- [AIM OF THE EXERCISE]:
Your job is to retype all of the data word for word, leaving every image out.
===== DATA LISTING =====
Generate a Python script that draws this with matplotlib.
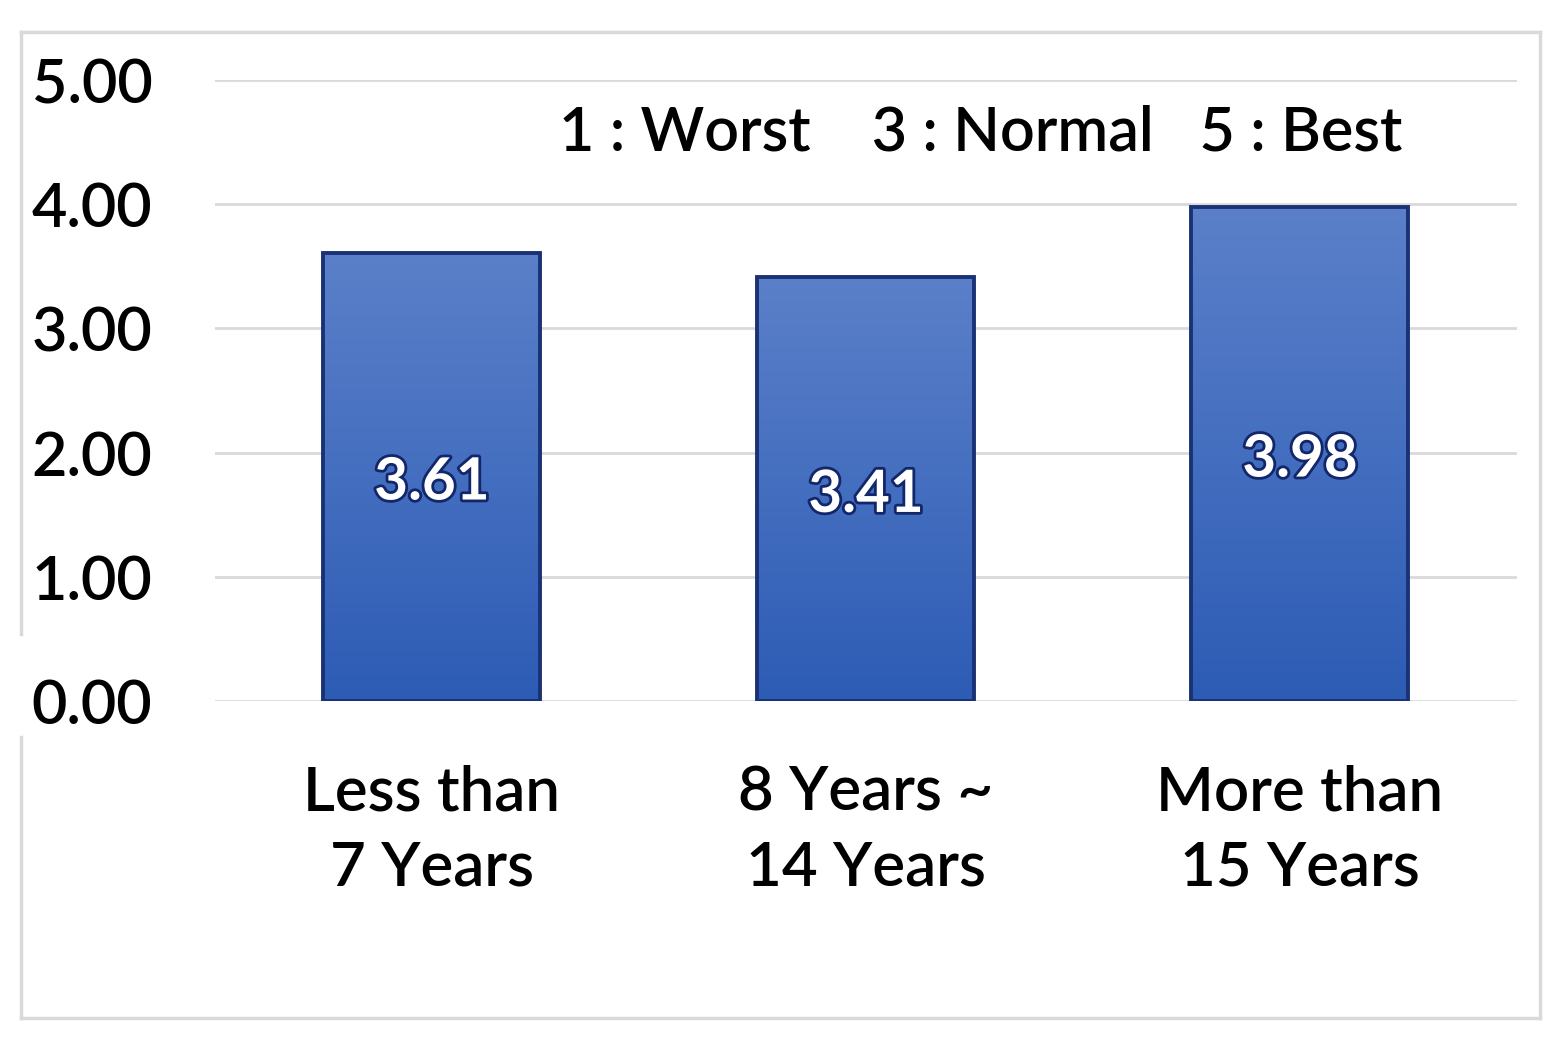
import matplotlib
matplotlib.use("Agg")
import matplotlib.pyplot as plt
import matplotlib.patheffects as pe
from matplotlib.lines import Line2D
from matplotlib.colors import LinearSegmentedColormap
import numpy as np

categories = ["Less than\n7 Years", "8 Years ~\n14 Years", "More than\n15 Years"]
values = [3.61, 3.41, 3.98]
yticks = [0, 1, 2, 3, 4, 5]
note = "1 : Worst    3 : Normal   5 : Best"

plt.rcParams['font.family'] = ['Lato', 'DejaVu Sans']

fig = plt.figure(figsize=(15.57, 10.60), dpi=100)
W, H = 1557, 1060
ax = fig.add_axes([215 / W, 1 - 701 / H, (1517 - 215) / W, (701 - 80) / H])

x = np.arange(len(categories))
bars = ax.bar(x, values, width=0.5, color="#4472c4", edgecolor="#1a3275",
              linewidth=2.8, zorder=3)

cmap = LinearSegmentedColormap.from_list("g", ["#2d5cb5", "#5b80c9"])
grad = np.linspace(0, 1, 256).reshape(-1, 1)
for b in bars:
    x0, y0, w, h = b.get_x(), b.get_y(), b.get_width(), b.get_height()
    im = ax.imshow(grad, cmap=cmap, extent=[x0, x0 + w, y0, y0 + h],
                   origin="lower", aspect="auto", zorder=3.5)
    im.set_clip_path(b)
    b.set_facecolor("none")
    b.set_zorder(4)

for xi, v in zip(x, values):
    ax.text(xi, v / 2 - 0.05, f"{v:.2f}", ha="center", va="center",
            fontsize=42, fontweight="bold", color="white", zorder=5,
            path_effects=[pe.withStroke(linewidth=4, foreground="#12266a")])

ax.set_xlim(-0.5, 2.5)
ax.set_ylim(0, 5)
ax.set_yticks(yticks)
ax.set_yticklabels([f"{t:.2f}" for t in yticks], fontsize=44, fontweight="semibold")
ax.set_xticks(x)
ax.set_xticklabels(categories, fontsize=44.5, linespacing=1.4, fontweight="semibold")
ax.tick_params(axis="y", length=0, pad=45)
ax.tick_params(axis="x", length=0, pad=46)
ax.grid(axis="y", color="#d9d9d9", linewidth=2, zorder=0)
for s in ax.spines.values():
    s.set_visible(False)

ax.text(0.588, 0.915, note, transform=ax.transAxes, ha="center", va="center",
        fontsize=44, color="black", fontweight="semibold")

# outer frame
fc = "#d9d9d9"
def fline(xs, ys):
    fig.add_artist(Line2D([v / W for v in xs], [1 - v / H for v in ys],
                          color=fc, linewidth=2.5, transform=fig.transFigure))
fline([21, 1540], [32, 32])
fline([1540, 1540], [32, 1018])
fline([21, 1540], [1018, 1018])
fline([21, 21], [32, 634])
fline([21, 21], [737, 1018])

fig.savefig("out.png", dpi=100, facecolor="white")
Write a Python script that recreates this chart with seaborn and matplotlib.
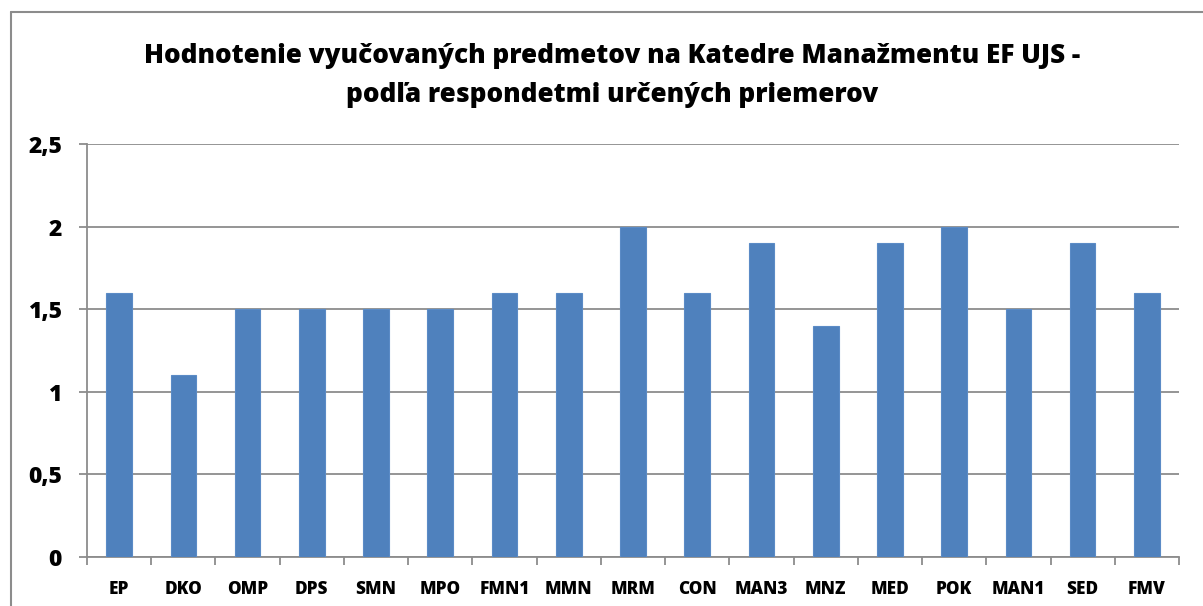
=====
- [OUTPUT]:
Generate a Python script that draws this with matplotlib.
import matplotlib
matplotlib.use("Agg")
import matplotlib.pyplot as plt
import matplotlib.patheffects as pe
from matplotlib.lines import Line2D
from matplotlib.colors import LinearSegmentedColormap
import numpy as np

categories = ["Less than\n7 Years", "8 Years ~\n14 Years", "More than\n15 Years"]
values = [3.61, 3.41, 3.98]
yticks = [0, 1, 2, 3, 4, 5]
note = "1 : Worst    3 : Normal   5 : Best"

plt.rcParams['font.family'] = ['Lato', 'DejaVu Sans']

fig = plt.figure(figsize=(15.57, 10.60), dpi=100)
W, H = 1557, 1060
ax = fig.add_axes([215 / W, 1 - 701 / H, (1517 - 215) / W, (701 - 80) / H])

x = np.arange(len(categories))
bars = ax.bar(x, values, width=0.5, color="#4472c4", edgecolor="#1a3275",
              linewidth=2.8, zorder=3)

cmap = LinearSegmentedColormap.from_list("g", ["#2d5cb5", "#5b80c9"])
grad = np.linspace(0, 1, 256).reshape(-1, 1)
for b in bars:
    x0, y0, w, h = b.get_x(), b.get_y(), b.get_width(), b.get_height()
    im = ax.imshow(grad, cmap=cmap, extent=[x0, x0 + w, y0, y0 + h],
                   origin="lower", aspect="auto", zorder=3.5)
    im.set_clip_path(b)
    b.set_facecolor("none")
    b.set_zorder(4)

for xi, v in zip(x, values):
    ax.text(xi, v / 2 - 0.05, f"{v:.2f}", ha="center", va="center",
            fontsize=42, fontweight="bold", color="white", zorder=5,
            path_effects=[pe.withStroke(linewidth=4, foreground="#12266a")])

ax.set_xlim(-0.5, 2.5)
ax.set_ylim(0, 5)
ax.set_yticks(yticks)
ax.set_yticklabels([f"{t:.2f}" for t in yticks], fontsize=44, fontweight="semibold")
ax.set_xticks(x)
ax.set_xticklabels(categories, fontsize=44.5, linespacing=1.4, fontweight="semibold")
ax.tick_params(axis="y", length=0, pad=45)
ax.tick_params(axis="x", length=0, pad=46)
ax.grid(axis="y", color="#d9d9d9", linewidth=2, zorder=0)
for s in ax.spines.values():
    s.set_visible(False)

ax.text(0.588, 0.915, note, transform=ax.transAxes, ha="center", va="center",
        fontsize=44, color="black", fontweight="semibold")

# outer frame
fc = "#d9d9d9"
def fline(xs, ys):
    fig.add_artist(Line2D([v / W for v in xs], [1 - v / H for v in ys],
                          color=fc, linewidth=2.5, transform=fig.transFigure))
fline([21, 1540], [32, 32])
fline([1540, 1540], [32, 1018])
fline([21, 1540], [1018, 1018])
fline([21, 21], [32, 634])
fline([21, 21], [737, 1018])

fig.savefig("out.png", dpi=100, facecolor="white")
Write a Python script that recreates this chart with seaborn and matplotlib.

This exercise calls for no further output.